I’d driven him home, then turned around and gone right back to the hospital. There’d been something prophetic about driving my dead brother’s car to see the woman I nearly killed.
I sank into the cab now, scrubbing my face with my hands. Then a sharp slice of pain cut across my face as my hand brushed my lip. I sucked in a breath—yet another reminder of yesterday. Of course, thinking of the crash once again had me thinking of Chelsea. Of the way she’d looked standing in my field, the evidence of what I’d done all over her beautiful face.
It made sense how I couldn’t stop thinking about her. It was all the crash. Sure, I was attracted to her—how could I not be? She was beautiful, even now—especially now, when she thought she wasn’t. But we’d been in a traumatic incident together, that was all. Besides that, she was Eli’s little sister, and she’d been in a rough place even before what happened. What had happened in that cab before the crash—that was just Chelsea being self-destructive. She’d had no feelings for me. I had to remember that.
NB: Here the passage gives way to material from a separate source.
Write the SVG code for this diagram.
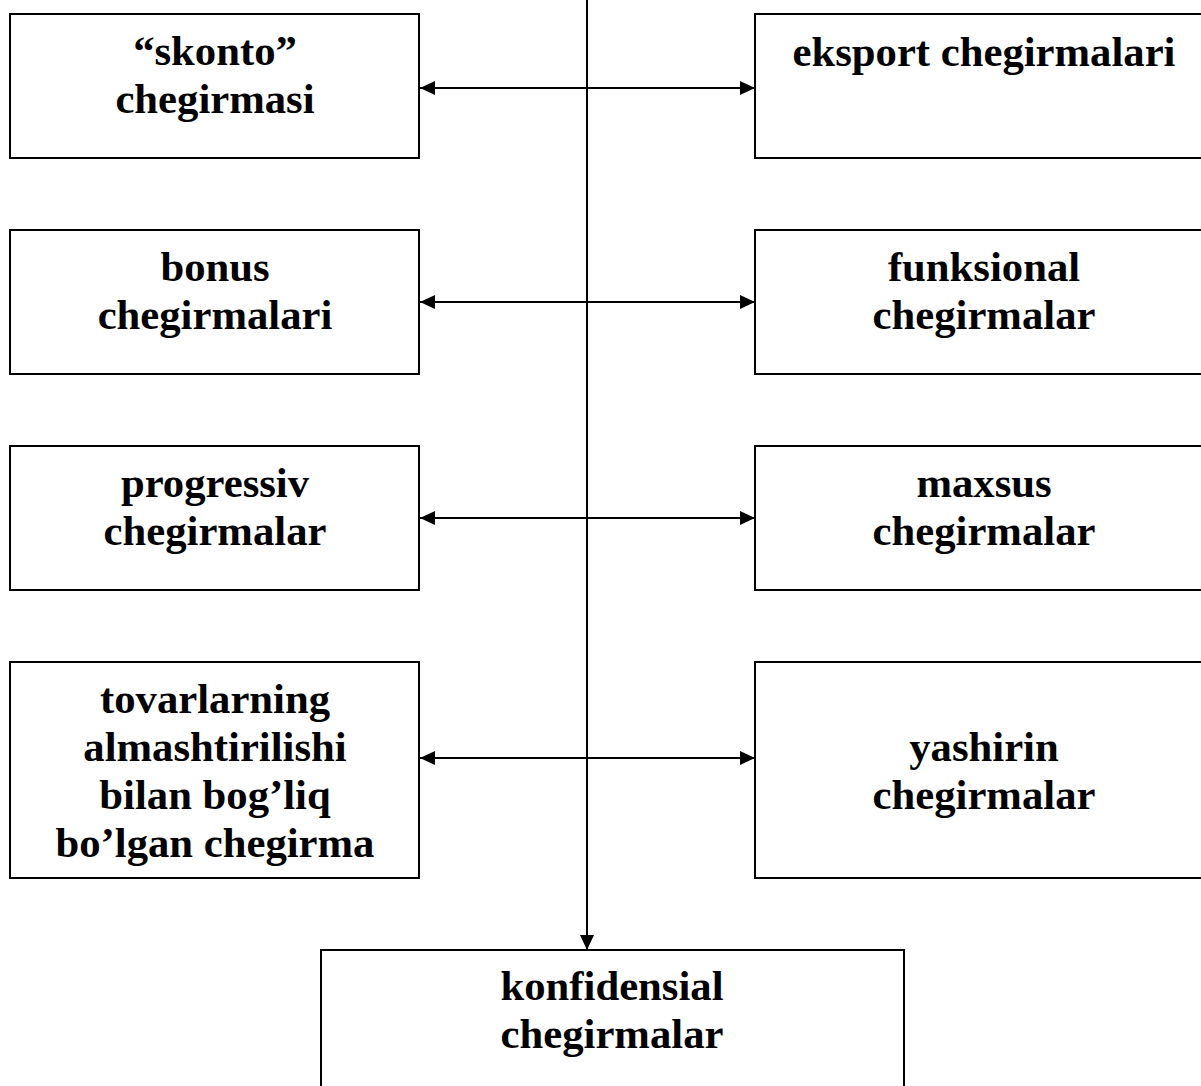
<svg xmlns="http://www.w3.org/2000/svg" width="1201" height="1086" viewBox="0 0 1201 1086">
<defs>
<marker id="ah" viewBox="0 0 15 14" refX="15" refY="7" markerWidth="15" markerHeight="14" markerUnits="userSpaceOnUse" orient="auto-start-reverse">
<path d="M0,0 L15,7 L0,14 z" fill="#000"/>
</marker>
<style>
rect.box{fill:#fff;stroke:#000;stroke-width:2}
text{font-family:"Liberation Serif","Times New Roman",serif;font-weight:bold;font-size:42.7px;text-anchor:middle;fill:#000}
.conn line{stroke:#000;stroke-width:2}
</style>
</defs>
<rect width="1201" height="1086" fill="#fff"/>
<g class="conn" id="connectors">
<line x1="587" y1="0" x2="587" y2="950" marker-end="url(#ah)"/>
<line x1="420" y1="88" x2="755" y2="88" marker-start="url(#ah)" marker-end="url(#ah)"/>
<line x1="420" y1="302" x2="755" y2="302" marker-start="url(#ah)" marker-end="url(#ah)"/>
<line x1="420" y1="518" x2="755" y2="518" marker-start="url(#ah)" marker-end="url(#ah)"/>
<line x1="420" y1="758" x2="755" y2="758" marker-start="url(#ah)" marker-end="url(#ah)"/>
</g>
<g id="skonto"><rect class="box" x="10" y="14" width="409" height="144"/><text x="215" y="65">“skonto”</text><text x="215" y="113">chegirmasi</text></g>
<g id="bonus"><rect class="box" x="10" y="230" width="409" height="144"/><text x="215" y="281">bonus</text><text x="215" y="329">chegirmalari</text></g>
<g id="progressiv"><rect class="box" x="10" y="446" width="409" height="144"/><text x="215" y="497">progressiv</text><text x="215" y="545">chegirmalar</text></g>
<g id="tovar"><rect class="box" x="10" y="662" width="409" height="216"/><text x="215" y="713">tovarlarning</text><text x="215" y="761">almashtirilishi</text><text x="215" y="809">bilan bog’liq</text><text x="215" y="857">bo’lgan chegirma</text></g>
<g id="eksport"><rect class="box" x="755" y="14" width="460" height="144"/><text x="984" y="66">eksport chegirmalari</text></g>
<g id="funksional"><rect class="box" x="755" y="230" width="460" height="144"/><text x="984" y="281">funksional</text><text x="984" y="329">chegirmalar</text></g>
<g id="maxsus"><rect class="box" x="755" y="446" width="460" height="144"/><text x="984" y="497">maxsus</text><text x="984" y="545">chegirmalar</text></g>
<g id="yashirin"><rect class="box" x="755" y="662" width="460" height="216"/><text x="984" y="761">yashirin</text><text x="984" y="809">chegirmalar</text></g>
<g id="konfidensial"><rect class="box" x="321" y="950" width="583" height="150"/><text x="612" y="1000">konfidensial</text><text x="612" y="1048">chegirmalar</text></g>
</svg>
I remembered the sadness in her eyes.
Only an asshole would take anything more from that.
I was so distracted as I pulled into my drive, it took me a minute to register there was another car there—a little beat-up red Civic.
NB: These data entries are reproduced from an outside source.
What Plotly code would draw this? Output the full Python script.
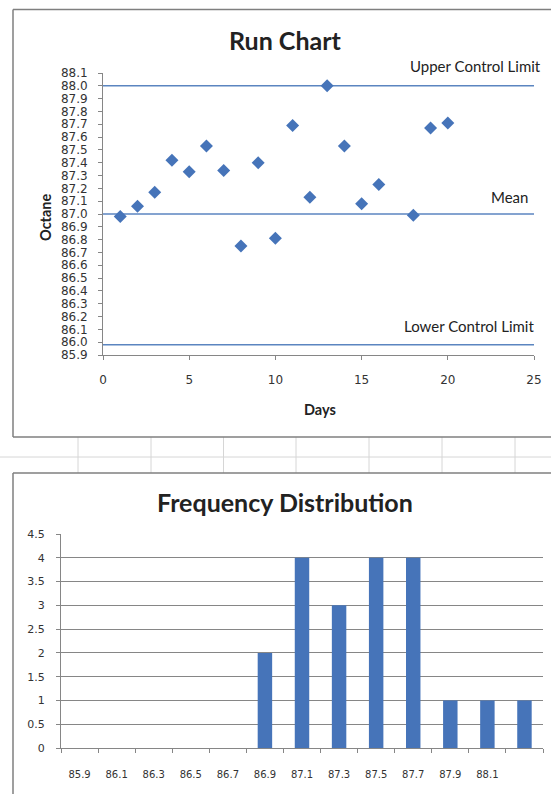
import plotly.graph_objects as go

# ---------------- data ----------------
days = [1, 2, 3, 4, 5, 6, 7, 8, 9, 10, 11, 12, 13, 14, 15, 16, 18, 19, 20]
octane = [86.98, 87.06, 87.17, 87.42, 87.33, 87.53, 87.34, 86.75, 87.40, 86.81,
          87.69, 87.13, 88.00, 87.53, 87.08, 87.23, 86.99, 87.67, 87.71]
ucl = 88.00
mean = 87.00
lcl = 85.98
limit_span = [0, 25]

bins = ["85.9", "86.1", "86.3", "86.5", "86.7", "86.9", "87.1", "87.3",
        "87.5", "87.7", "87.9", "88.1", "More"]
freq = [0, 0, 0, 0, 0, 2, 4, 3, 4, 4, 1, 1, 1]
shown_bin_labels = bins[:12]

# ---------------- page geometry ----------------
W, H = 551, 794
def px(x):
    return x / W
def py(y):
    return 1 - y / H

BLUE = "#4674B9"
LINE_BLUE = "#5B85C0"
AXIS = "#868686"
TXT = "#222222"
CAL = "Lato"

fig = go.Figure()

for val in (ucl, mean, lcl):
    fig.add_trace(go.Scatter(x=limit_span, y=[val, val], mode="lines",
                             line=dict(color=LINE_BLUE, width=1.5),
                             hoverinfo="skip", showlegend=False,
                             xaxis="x", yaxis="y"))

fig.add_trace(go.Scatter(x=days, y=octane, mode="markers",
                         marker=dict(symbol="diamond", size=10, color=BLUE),
                         showlegend=False, xaxis="x", yaxis="y"))

fig.add_trace(go.Bar(x=list(range(len(bins))), y=freq,
                     marker=dict(color=BLUE, line=dict(width=0)),
                     showlegend=False, xaxis="x2", yaxis="y2"))

fig.update_layout(
    template="none",
    width=W, height=H, autosize=False,
    margin=dict(l=0, r=0, t=0, b=0, pad=0, autoexpand=False),
    paper_bgcolor="white", plot_bgcolor="white",
    bargap=0.61,
    xaxis=dict(domain=[px(103), px(534)], range=[0, 25], dtick=5, tick0=0,
               showgrid=False, zeroline=False, showline=True, linecolor=AXIS, linewidth=1,
               ticks="outside", ticklen=4, tickcolor=AXIS, automargin=False,
               tickfont=dict(family="DejaVu Sans", size=12, color="#333333"),
               ticklabelstandoff=10, anchor="y", fixedrange=True),
    yaxis=dict(domain=[py(355), py(73)], range=[85.9, 88.1], dtick=0.1, tick0=85.9,
               tickformat=".1f", showgrid=False, zeroline=False, showline=True,
               linecolor=AXIS, linewidth=1, ticks="outside", ticklen=4, tickcolor=AXIS,
               automargin=False,
               tickfont=dict(family="DejaVu Sans", size=12, color="#333333"),
               ticklabelstandoff=8, anchor="x", fixedrange=True),
    xaxis2=dict(domain=[px(61), px(543)], range=[-0.5, len(bins) - 0.5],
                tickmode="array", tickvals=list(range(len(shown_bin_labels))),
                ticktext=shown_bin_labels, ticks="",
                minor=dict(tickmode="linear", tick0=-0.5, dtick=1, ticks="outside",
                           ticklen=4, tickcolor=AXIS, showgrid=False),
                showgrid=False, zeroline=False, showline=True, linecolor=AXIS, linewidth=1,
                automargin=False,
                tickfont=dict(family="DejaVu Sans", size=10, color="#333333"),
                ticklabelstandoff=17, anchor="y2", fixedrange=True),
    yaxis2=dict(domain=[py(748), py(534)], range=[0, 4.5], dtick=0.5, tick0=0,
                showgrid=True, gridcolor=AXIS, gridwidth=1, zeroline=False,
                showline=True, linecolor=AXIS, linewidth=1, ticks="outside", ticklen=4,
                tickcolor=AXIS, automargin=False,
                tickfont=dict(family="DejaVu Sans", size=11, color="#333333"),
                ticklabelstandoff=9, anchor="x2", fixedrange=True),
)

shapes = []
def hline(y, x0, x1, color, width):
    shapes.append(dict(type="line", xref="paper", yref="paper", x0=px(x0), x1=px(x1),
                       y0=py(y), y1=py(y), line=dict(color=color, width=width)))
def vline(x, y0, y1, color, width):
    shapes.append(dict(type="line", xref="paper", yref="paper", x0=px(x), x1=px(x),
                       y0=py(y0), y1=py(y1), line=dict(color=color, width=width)))

# spreadsheet gridlines between the two charts
GRID = "#D6D6D6"
hline(457, 0, 551, GRID, 1)
for gx in [78, 151, 223.5, 296, 369, 442, 515]:
    vline(gx, 437, 473, GRID, 1)

# chart frames (open on the right / bottom where they leave the page)
FRAME = "#7F7F7F"
hline(9.5, 13, 551, FRAME, 1.5)
hline(437, 13, 551, FRAME, 1.5)
vline(13, 9.5, 437, FRAME, 1.5)
hline(473, 13, 551, FRAME, 1.5)
vline(13, 473, 794, FRAME, 1.5)
fig.update_layout(shapes=shapes)

ann = []
def add_text(text, x, y, size, bold=False, xanchor="center", angle=0, family=CAL):
    ann.append(dict(text=("<b>%s</b>" % text) if bold else text, x=px(x), y=py(y),
                    xref="paper", yref="paper", showarrow=False, xanchor=xanchor,
                    yanchor="middle", textangle=angle,
                    font=dict(family=family, size=size, color=TXT)))

add_text("Run Chart", 285, 40, 25, bold=True)
add_text("Frequency Distribution", 285, 502, 25, bold=True)
add_text("Octane", 45, 217, 14.5, bold=True, angle=-90)
add_text("Days", 320, 409, 14.5, bold=True)
add_text("Upper Control Limit", 543, 66, 15, xanchor="right")
add_text("Mean", 530, 197, 15, xanchor="right")
add_text("Lower Control Limit", 536, 326, 15, xanchor="right")
fig.update_layout(annotations=ann)

fig.write_html(
    "out.html",
    config={"displayModeBar": False},
    post_script="document.body.style.margin='0';"
                "document.body.style.overflow='hidden';"
                "document.documentElement.style.overflow='hidden';",
)
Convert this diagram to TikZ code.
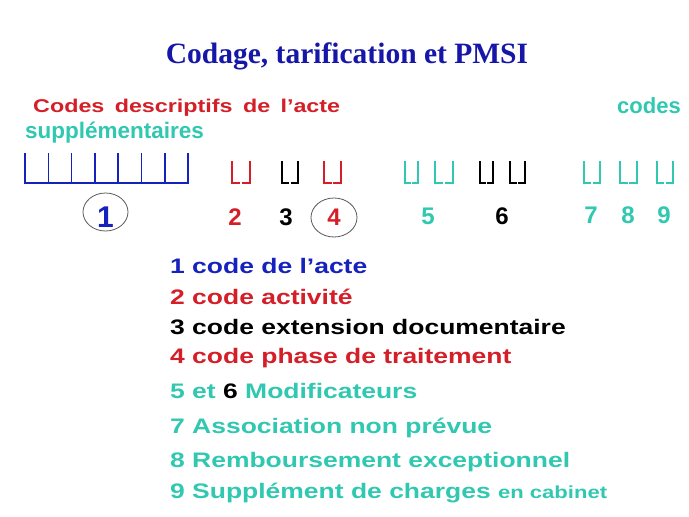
\documentclass[tikz,border=0pt]{standalone}
\usepackage{fontspec}
\setmainfont{Liberation Sans}
\newfontfamily\titlefont{Liberation Serif}
\newfontfamily\widefont[FakeStretch=1.26]{Liberation Sans}
\usetikzlibrary{shapes.geometric}
\definecolor{titleblue}{RGB}{22,22,168}
\definecolor{cblue}{RGB}{22,34,190}
\definecolor{cred}{RGB}{212,30,40}
\definecolor{cteal}{RGB}{48,200,176}
\definecolor{cgray}{RGB}{90,90,90}
\newcommand\slotcell[3]{% color, x1, x2
  \pgfmathsetmacro\xm{(#2+#3)/2}
  \draw[slotline,#1] (#2,\sltop) |- (\xm-0.8,\slbot) (\xm+0.8,\slbot) -| (#3,\sltop);}
\begin{document}
\begin{tikzpicture}[x=1pt,y=-1pt,
  txt/.style={inner sep=0pt, anchor=base west},
  num/.style={inner sep=0pt, anchor=base, font=\fontsize{24}{24}\selectfont\bfseries},
  legend/.style={inner sep=0pt, anchor=base west, font=\widefont\fontsize{21}{21}\selectfont\bfseries},
  slotline/.style={line width=1.3pt},
  oval/.style={draw=cgray, line width=0.8pt, ellipse, inner sep=0pt}]
\useasboundingbox (0,0) rectangle (689,517);
\fill[white] (0,0) rectangle (689,517);

% title
\node[inner sep=0pt, anchor=base, text=titleblue, font=\titlefont\fontsize{29.5}{30}\selectfont\bfseries] (title) at (347,63) {Codage, tarification et PMSI};

% header texts
\node[txt, text=cred, font=\widefont\fontsize{18.5}{20}\selectfont\bfseries] (hdr) at (33,112) {\makebox[307pt][s]{Codes descriptifs de l’acte}};
\node[txt, text=cteal, font=\fontsize{22}{22}\selectfont\bfseries] (codes) at (617,113) {codes};
\node[txt, text=cteal, font=\fontsize{22.5}{22}\selectfont\bfseries] (supp) at (25,138) {supplémentaires};

% slots
\def\sltop{153}\def\slbot{183}
\foreach \i in {0,...,6}{
  \pgfmathsetmacro\xa{25+\i*23.3}
  \pgfmathsetmacro\xb{25+(\i+1)*23.3}
  \draw[slotline, line width=1.5pt, cblue] (\xa,\sltop) |- (\xb,\slbot) -- (\xb,\sltop);
}
\def\sltop{161}\def\slbot{183}
\slotcell{cred}{232}{250}
\slotcell{black}{282}{298}
\slotcell{cred}{324}{341}
\slotcell{cteal}{405}{418}
\slotcell{cteal}{435}{453}
\slotcell{black}{480}{493}
\slotcell{black}{510}{525}
\slotcell{cteal}{584}{600}
\slotcell{cteal}{620}{637}
\slotcell{cteal}{657}{673}

% numbers
\node[num, text=cblue, font=\fontsize{30}{30}\selectfont\bfseries] (n1) at (105.5,227) {1};
\node[num, text=cred] (n2) at (235,225) {2};
\node[num, text=black] (n3) at (286,225) {3};
\node[num, text=cred] (n4) at (334,225) {4};
\node[num, text=cteal] (n5) at (428,224) {5};
\node[num, text=black] (n6) at (502,224) {6};
\node[num, text=cteal] (n7) at (591,223) {7};
\node[num, text=cteal] (n8) at (628,223) {8};
\node[num, text=cteal] (n9) at (664,223) {9};
\node[oval, minimum width=45pt, minimum height=38pt] (e1) at (105.5,212) {};
\node[oval, minimum width=46pt, minimum height=39pt] (e4) at (334,217.5) {};

% legend
\node[legend, text=cblue] (l1) at (170,273) {1 code de l’acte};
\node[legend, text=cred] (l2) at (170,304) {2 code activité};
\node[legend, text=black] (l3) at (170,334) {3 code extension documentaire};
\node[legend, text=cred] (l4) at (170,363) {4 code phase de traitement};
\node[legend, text=cteal] (l5) at (170,398) {5 et {\color{black}6} Modificateurs};
\node[legend, text=cteal] (l7) at (170,433) {7 Association non prévue};
\node[legend, text=cteal] (l8) at (170,467) {8 Remboursement exceptionnel};
\node[legend, text=cteal] (l9) at (170,498) {9 Supplément de charges {\fontsize{17.5}{18}\selectfont en cabinet}};
\end{tikzpicture}
\end{document}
I killed the engine and got out. When I walked by the car, there was no one inside. Had they parked and left? Broken down, maybe? And who was it who drove this kind of car? I felt like I knew, but it was only when I walked around back and saw my back porch, lit up with the glow of the sunset that I knew.
That was Chelsea Kelly’s car.
And that was Chelsea Kelly, asleep in my hammock.
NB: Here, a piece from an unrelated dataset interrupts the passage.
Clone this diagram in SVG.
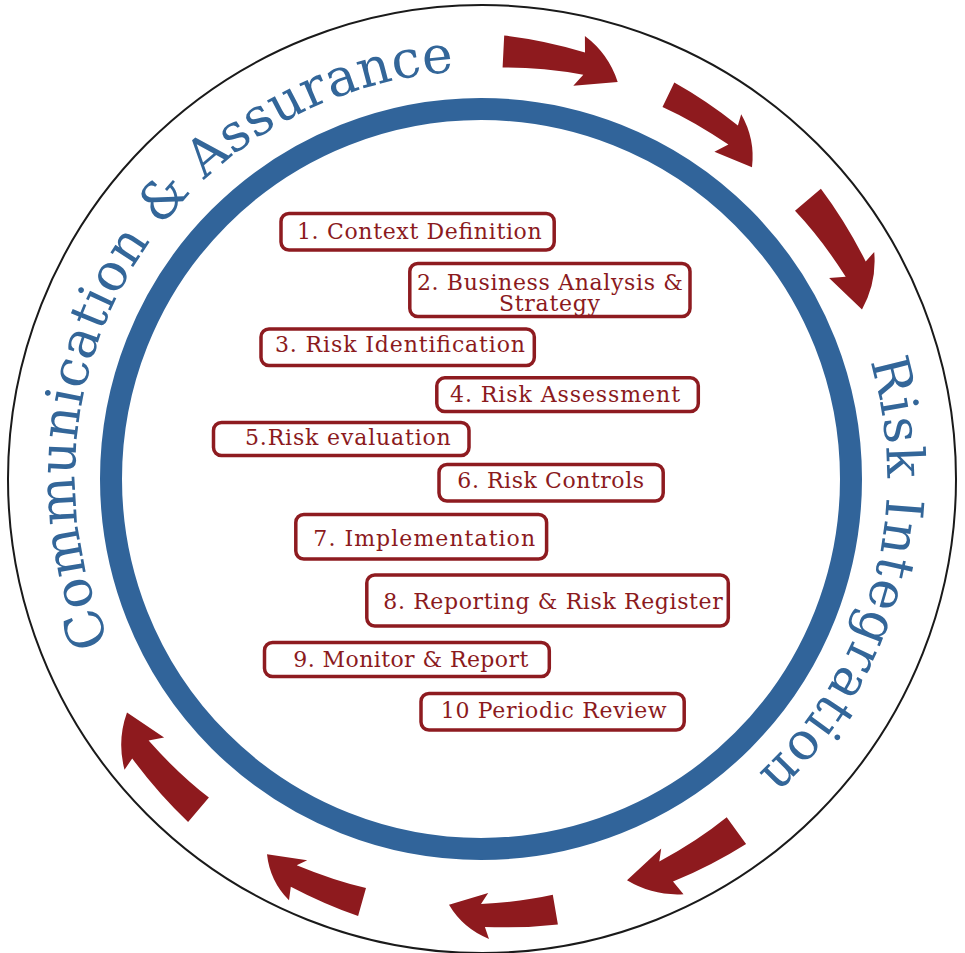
<svg xmlns="http://www.w3.org/2000/svg" width="965" height="953" viewBox="0 0 965 953">
<style>
.box{fill:#ffffff;stroke:#8e1b20;stroke-width:3.5}
.lbl{font-family:"DejaVu Serif","Liberation Serif",serif;font-size:22px;fill:#8b1a1d;text-anchor:middle}
.arc{font-family:"DejaVu Serif","Liberation Serif",serif;font-size:52px;fill:#336699}
.arr{fill:#8e1a1e}
</style>
<defs>
<path id="tp" d="M481,71 A406,406 0 1 1 481,883 A406,406 0 1 1 481,71"/>
</defs>
<rect width="965" height="953" fill="#ffffff"/>
<g id="outer-circle"><circle cx="482" cy="479" r="474" fill="none" stroke="#1a1a1a" stroke-width="2"/></g>
<g id="ring"><circle cx="481" cy="479" r="370" fill="none" stroke="#31649a" stroke-width="22"/></g>
<g id="ring-labels">
<text class="arc"><textPath href="#tp" startOffset="1743" textLength="780" lengthAdjust="spacing">Communication &amp; Assurance</textPath></text>
<text class="arc"><textPath href="#tp" startOffset="520" textLength="450" lengthAdjust="spacing">Risk Integration</textPath></text>
</g>
<g id="connectors">
<path class="arr" d="M504.2,35.6 Q543.5,40.1 585.0,52.5 L584.9,36.0 Q608.6,53.8 617.7,81.9 L573.3,85.7 L583.3,74.7 Q539.6,67.0 502.6,67.6 Z"/>
<path class="arr" d="M674.3,82.6 Q706.2,100.4 737.9,125.5 L741.2,114.3 Q755.4,139.0 752.0,167.3 L714.4,151.7 L728.4,144.6 Q693.9,121.1 662.5,106.9 Z"/>
<path class="arr" d="M820.9,188.7 Q845.5,221.4 865.7,261.4 L874.2,252.0 Q876.9,282.6 862.0,309.4 L829.1,278.0 L845.7,276.8 Q821.3,238.5 795.0,210.8 Z"/>
<path class="arr" d="M746.1,843.9 Q712.9,864.9 673.0,881.6 L683.5,894.2 Q653.1,896.0 627.0,880.3 L661.2,848.4 L659.3,861.5 Q698.1,840.4 726.7,817.2 Z"/>
<path class="arr" d="M557.9,924.4 Q523.5,928.3 484.9,927.0 L489.0,938.9 Q463.2,928.7 449.0,904.8 L488.2,892.9 L481.0,904.0 Q521.0,901.9 552.8,894.8 Z"/>
<path class="arr" d="M358.1,916.1 Q325.2,904.8 290.8,886.8 L289.0,900.3 Q269.9,881.2 267.0,854.2 L307.2,860.3 L296.7,865.3 Q334.0,880.7 366.0,888.1 Z"/>
<path class="arr" d="M188.1,821.9 Q158.6,794.1 132.2,758.5 L124.5,769.7 Q116.8,740.6 127.0,712.4 L164.1,737.5 L148.6,740.6 Q178.7,774.4 208.9,797.6 Z"/>
</g>
<g id="step1"><rect class="box" x="281" y="213.5" width="273.2" height="36.5" rx="8"/><text class="lbl" x="419.3" y="239" textLength="244.7">1. Context Definition</text></g>
<g id="step2"><rect class="box" x="409.8" y="263.5" width="280.2" height="53" rx="8"/><text class="lbl" x="549.9" y="290" textLength="266">2. Business Analysis &amp;</text><text class="lbl" x="549.5" y="311" textLength="101">Strategy</text></g>
<g id="step3"><rect class="box" x="261" y="329" width="273.3" height="36.5" rx="8"/><text class="lbl" x="400" y="352.3" textLength="250">3. Risk Identification</text></g>
<g id="step4"><rect class="box" x="436.8" y="377.8" width="261.5" height="33.8" rx="8"/><text class="lbl" x="565" y="401.7" textLength="230">4. Risk Assessment</text></g>
<g id="step5"><rect class="box" x="213.5" y="422.5" width="255.5" height="33" rx="8"/><text class="lbl" x="347.9" y="445" textLength="205.7">5.Risk evaluation</text></g>
<g id="step6"><rect class="box" x="439" y="464.5" width="224.2" height="36.5" rx="8"/><text class="lbl" x="550.7" y="488.3" textLength="186.7">6. Risk Controls</text></g>
<g id="step7"><rect class="box" x="295.8" y="514.5" width="250.8" height="44.5" rx="8"/><text class="lbl" x="424.2" y="546" textLength="221.7">7. Implementation</text></g>
<g id="step8"><rect class="box" x="366.8" y="575" width="361.5" height="51" rx="8"/><text class="lbl" x="553" y="609.3" textLength="339.4">8. Reporting &amp; Risk Register</text></g>
<g id="step9"><rect class="box" x="264.5" y="642.5" width="284.8" height="34" rx="8"/><text class="lbl" x="410.8" y="666.7" textLength="235">9. Monitor &amp; Report</text></g>
<g id="step10"><rect class="box" x="421" y="693.5" width="263.2" height="36.5" rx="8"/><text class="lbl" x="553.7" y="718.3" textLength="226">10 Periodic Review</text></g>
</svg>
My stomach clenched. I gripped my keys in my hand, staring at her for a long moment. She was wearing a wool coat, snug jeans that hugged the soft length of her legs, and red Converse sneakers. Her face was still bruised, her hair choppy. When I saw it yesterday, I could tell by the way it stuck up in all different directions that she’d cut it herself. That she’d hacked away at it like some kind of self-punishment.
She didn’t know there was nothing she could do to make herself un-beautiful.
One of her arms was thrown up over her head, and her lips were slightly parted. In my mind, I saw her opening them for me in the truck that night, their pink plushness making my insides do all kinds of not-good things.
Jesus, what the hell was wrong with me? I spun around, rubbing at my neck.
I should have woken her up; told her I’d drive her back to the hospital. That she had to stop running away. Or I should have called Eli, to tell him to come collect his sister.
But I didn’t do any of those things. Instead, I went inside and grabbed a blanket, laying it softly across Chelsea. Then I sat down in one of the Adirondacks a few feet away. I tipped my head back and closed my eyes.